Beneath these numbers lies a deeper question: what industries exist, and how they were built.
Industries rarely emerge by accident.
They form through the alignment of:
- Skills and workforce capability.
- Capital investment.
- Infrastructure.
- Natural resources.
- Institutional support.
When these elements align, industries grow and expand the productive capacity of the economy.
Large countries often develop industries through scale alone. Their domestic markets allow businesses to grow before competing internationally.
Small nations operate differently.
With limited markets, industries must reach global scale more quickly.
This increases the importance of supporting systems:
- Education and training.
- Research capability.
- Infrastructure.
- Access to capital.
- Coordinated institutions.
New Zealand’s economic history reflects this pattern.
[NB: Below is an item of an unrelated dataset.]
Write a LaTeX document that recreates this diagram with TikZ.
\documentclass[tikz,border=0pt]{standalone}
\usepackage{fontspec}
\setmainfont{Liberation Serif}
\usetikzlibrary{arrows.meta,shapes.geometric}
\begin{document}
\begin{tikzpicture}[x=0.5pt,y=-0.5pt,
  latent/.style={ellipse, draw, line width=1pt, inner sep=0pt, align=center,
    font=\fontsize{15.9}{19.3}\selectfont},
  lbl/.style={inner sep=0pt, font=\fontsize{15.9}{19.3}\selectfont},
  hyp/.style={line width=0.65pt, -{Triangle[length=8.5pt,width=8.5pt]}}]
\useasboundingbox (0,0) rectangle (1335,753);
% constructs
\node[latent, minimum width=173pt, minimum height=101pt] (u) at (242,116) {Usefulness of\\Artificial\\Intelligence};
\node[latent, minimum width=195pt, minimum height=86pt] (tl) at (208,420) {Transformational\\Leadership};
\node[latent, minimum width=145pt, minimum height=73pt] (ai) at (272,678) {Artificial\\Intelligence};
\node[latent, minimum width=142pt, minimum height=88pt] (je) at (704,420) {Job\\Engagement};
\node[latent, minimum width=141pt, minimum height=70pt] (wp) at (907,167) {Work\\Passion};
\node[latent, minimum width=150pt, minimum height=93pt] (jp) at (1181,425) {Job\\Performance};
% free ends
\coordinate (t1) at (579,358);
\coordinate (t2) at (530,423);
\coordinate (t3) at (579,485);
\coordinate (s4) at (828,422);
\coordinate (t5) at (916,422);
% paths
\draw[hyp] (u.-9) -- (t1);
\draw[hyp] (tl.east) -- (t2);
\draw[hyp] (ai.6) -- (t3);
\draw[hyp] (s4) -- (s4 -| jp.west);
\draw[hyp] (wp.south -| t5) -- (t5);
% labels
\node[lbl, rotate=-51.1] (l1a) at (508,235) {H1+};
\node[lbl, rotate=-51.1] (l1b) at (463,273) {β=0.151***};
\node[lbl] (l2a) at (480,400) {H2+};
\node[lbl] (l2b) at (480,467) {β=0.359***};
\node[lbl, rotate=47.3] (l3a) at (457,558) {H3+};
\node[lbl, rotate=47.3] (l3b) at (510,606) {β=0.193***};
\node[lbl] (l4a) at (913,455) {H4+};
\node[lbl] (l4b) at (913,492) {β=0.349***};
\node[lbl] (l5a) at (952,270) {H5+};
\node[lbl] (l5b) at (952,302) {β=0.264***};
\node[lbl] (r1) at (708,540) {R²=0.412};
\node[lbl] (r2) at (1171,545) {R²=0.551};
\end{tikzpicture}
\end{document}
Early prosperity was built on industries aligned with natural strengths — agriculture, food production, and resource-based exports.
Over time, additional sectors developed:
- Specialised manufacturing.
- Technology services.
- Creative industries.
- Tourism.
These industries emerged through the interaction of people and systems.
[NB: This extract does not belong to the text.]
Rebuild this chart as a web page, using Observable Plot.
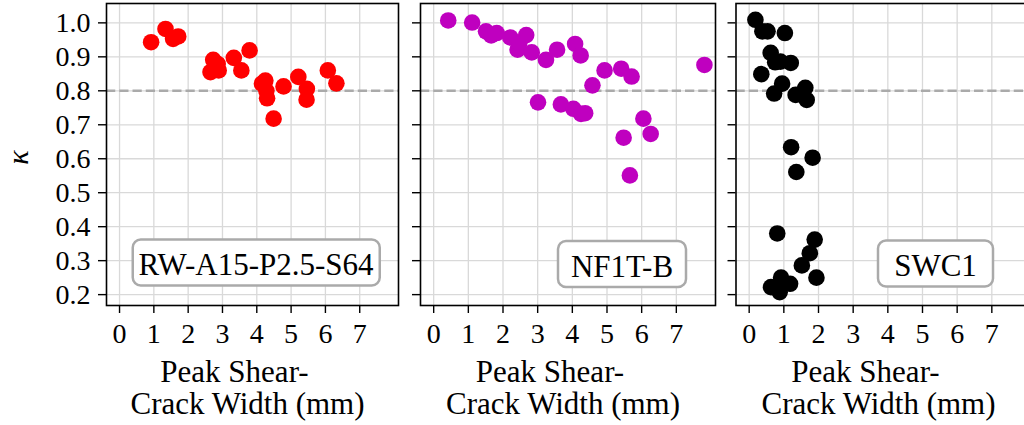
<!DOCTYPE html>
<html><head><meta charset="utf-8">
<script src="https://cdn.jsdelivr.net/npm/d3@7"></script>
<script src="https://cdn.jsdelivr.net/npm/@observablehq/plot@0.6"></script>
<style>
html,body{margin:0;padding:0;background:#fff;overflow:hidden;}
#chart{position:relative;width:1024px;height:425px;overflow:hidden;background:#fff;}
#chart svg{position:absolute;top:0;}
</style></head><body><div id="chart"></div>
<script>
// ---- data ----
const xTicks = [0, 1, 2, 3, 4, 5, 6, 7];
const yTicks = [0.2, 0.3, 0.4, 0.5, 0.6, 0.7, 0.8, 0.9, 1.0];
const threshold = 0.8;
const specimenNames = ["RW-A15-P2.5-S64", "NF1T-B", "SWC1"];
const xLabelLines = ["Peak Shear-", "Crack Width (mm)"];
const yLabel = "κ";

const rwX = [0.92,1.34,1.56,1.71,2.73,2.86,2.65,2.89,3.33,3.55,3.79,4.25,4.15,4.28,4.30,4.49,4.78,5.21,5.46,5.45,6.07,6.32];
const rwY = [0.943,0.982,0.953,0.960,0.891,0.879,0.855,0.860,0.897,0.860,0.919,0.830,0.821,0.800,0.778,0.718,0.813,0.841,0.806,0.774,0.860,0.822];

const nfX = [0.42,1.11,1.51,1.66,1.82,2.21,2.42,2.47,2.67,2.83,3.24,3.56,4.08,4.24,4.58,4.93,5.41,5.71,7.81,3.01,3.67,4.03,4.25,4.37,6.05,6.26,5.48,5.66];
const nfY = [1.007,1.001,0.975,0.963,0.970,0.957,0.921,0.940,0.964,0.913,0.891,0.921,0.938,0.904,0.816,0.860,0.865,0.842,0.876,0.766,0.760,0.747,0.732,0.734,0.718,0.673,0.662,0.551];

const swX = [0.18,0.38,0.53,1.03,0.62,0.75,0.90,1.20,0.35,0.95,0.72,1.34,1.62,1.66,1.48,1.21,1.83,1.36,0.81,1.89,1.75,1.52,1.94,0.92,0.63,0.88,1.18,0.98];
const swY = [1.009,0.975,0.975,0.970,0.912,0.884,0.886,0.882,0.849,0.821,0.792,0.788,0.809,0.773,0.790,0.634,0.603,0.561,0.380,0.362,0.322,0.286,0.250,0.250,0.222,0.207,0.232,0.236];

const seriesX = [rwX, nfX, swX];
const seriesY = [rwY, nfY, swY];
const colors = ["#ff0000", "#bf00bf", "#000000"];

// ---- layout ----
const layout = [
  {left: 0,   width: 400, ml: 106,  mr: 2,   labelDx: 149.5, labelDy: -40, boxW: 247, yLabels: true},
  {left: 400, width: 320, ml: 20,   mr: 5,   labelDx: 201.5, labelDy: -38.5, boxW: 128, yLabels: false},
  {left: 715, width: 320, ml: 20.5, mr: 4.5, labelDx: 199.5, labelDy: -39, boxW: 115, yLabels: false}
];

const FONT = "'Liberation Serif', 'Times New Roman', serif";
const LABEL_SIZE = 31;
const chart = document.getElementById("chart");

layout.forEach((L, i) => {
  const data = seriesX[i].map((x, k) => ({x, y: seriesY[i][k]}));
  const marks = [
    Plot.gridX(xTicks, {stroke: "#d9d9d9", strokeOpacity: 1, strokeWidth: 1.3}),
    Plot.gridY(yTicks, {stroke: "#d9d9d9", strokeOpacity: 1, strokeWidth: 1.3}),
    Plot.ruleY([threshold], {stroke: "#aaaaaa", strokeWidth: 2.5, strokeDasharray: "9.25,4"}),
    Plot.dot(data, {x: "x", y: "y", r: 8.3, fill: colors[i], stroke: "none"}),
    Plot.axisX(xTicks, {tickSize: 8, tickPadding: 10, tickFormat: d => String(d), label: null, stroke: "black", strokeWidth: 1.4}),
    Plot.axisY(yTicks, {tickSize: 8, tickPadding: 8, tickFormat: L.yLabels ? d3.format(".1f") : () => "", label: null, stroke: "black", strokeWidth: 1.4}),
    Plot.text([specimenNames[i]], {frameAnchor: "bottom-left", text: d => d, dx: L.labelDx, dy: L.labelDy, textAnchor: "middle", lineAnchor: "middle", fontSize: LABEL_SIZE, fill: "black"}),
    Plot.text([xLabelLines[0]], {frameAnchor: "bottom", text: d => d, dx: -18, dy: 76, lineAnchor: "bottom", fontSize: LABEL_SIZE, fill: "black"}),
    Plot.text([xLabelLines[1]], {frameAnchor: "bottom", text: d => d, dx: -5, dy: 108, lineAnchor: "bottom", fontSize: LABEL_SIZE, fill: "black"}),
    Plot.frame({stroke: "black", strokeWidth: 1.6})
  ];
  if (L.yLabels) {
    marks.push(Plot.text([yLabel], {frameAnchor: "left", text: d => d, dx: -79, dy: 3, rotate: -90, lineAnchor: "bottom", textAnchor: "middle", fontSize: 30, fontStyle: "italic", fill: "black"}));
  }
  const svg = Plot.plot({
    width: L.width,
    height: 425,
    marginLeft: L.ml,
    marginRight: L.mr,
    marginTop: 3,
    marginBottom: 120,
    x: {domain: [-0.38, 8.13]},
    y: {domain: [0.168, 1.057]},
    style: {fontFamily: FONT, fontSize: "28px", background: "transparent", color: "black", overflow: "visible"},
    marks
  });
  svg.style.left = L.left + "px";
  chart.appendChild(svg);

  // rounded label box behind the specimen name
  const t = Array.from(svg.querySelectorAll("text")).find(el => el.textContent === specimenNames[i]);
  if (t) {
    const bb = t.getBBox();
    const h = 46;
    const cx = bb.x + bb.width / 2;
    const cy = bb.y + bb.height / 2 - 2.5;
    const rect = document.createElementNS("http://www.w3.org/2000/svg", "rect");
    rect.setAttribute("x", cx - L.boxW / 2);
    rect.setAttribute("y", cy - h / 2);
    rect.setAttribute("width", L.boxW);
    rect.setAttribute("height", h);
    rect.setAttribute("rx", 8);
    rect.setAttribute("fill", "white");
    rect.setAttribute("stroke", "#aaaaaa");
    rect.setAttribute("stroke-width", 2.5);
    const tr = t.getAttribute("transform");
    if (tr) rect.setAttribute("transform", tr);
    t.parentNode.insertBefore(rect, t);
  }
});
</script></body></html>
Farmers improved production methods. Engineers built infrastructure. Researchers advanced techniques. Financial systems enabled expansion.
Industries became ecosystems rather than isolated businesses.
For small nations, maintaining these ecosystems is essential.
Without strong industries:
- Economic opportunity narrows.
- Skilled workers face limited pathways.
- The economy becomes vulnerable to global shifts.
Building industries requires more than supporting individual businesses.
It requires strengthening the systems that allow industries to form and evolve.
- Education must produce skilled workers.
- Infrastructure must support logistics and energy.
- Capital must support long-term investment.
When these elements align, industries diversify and grow.
When they do not, economic activity concentrates in a few sectors.
For a small nation, building capable industries is central to long-term stability.
Because the industries built today shape the opportunities available to the next generation.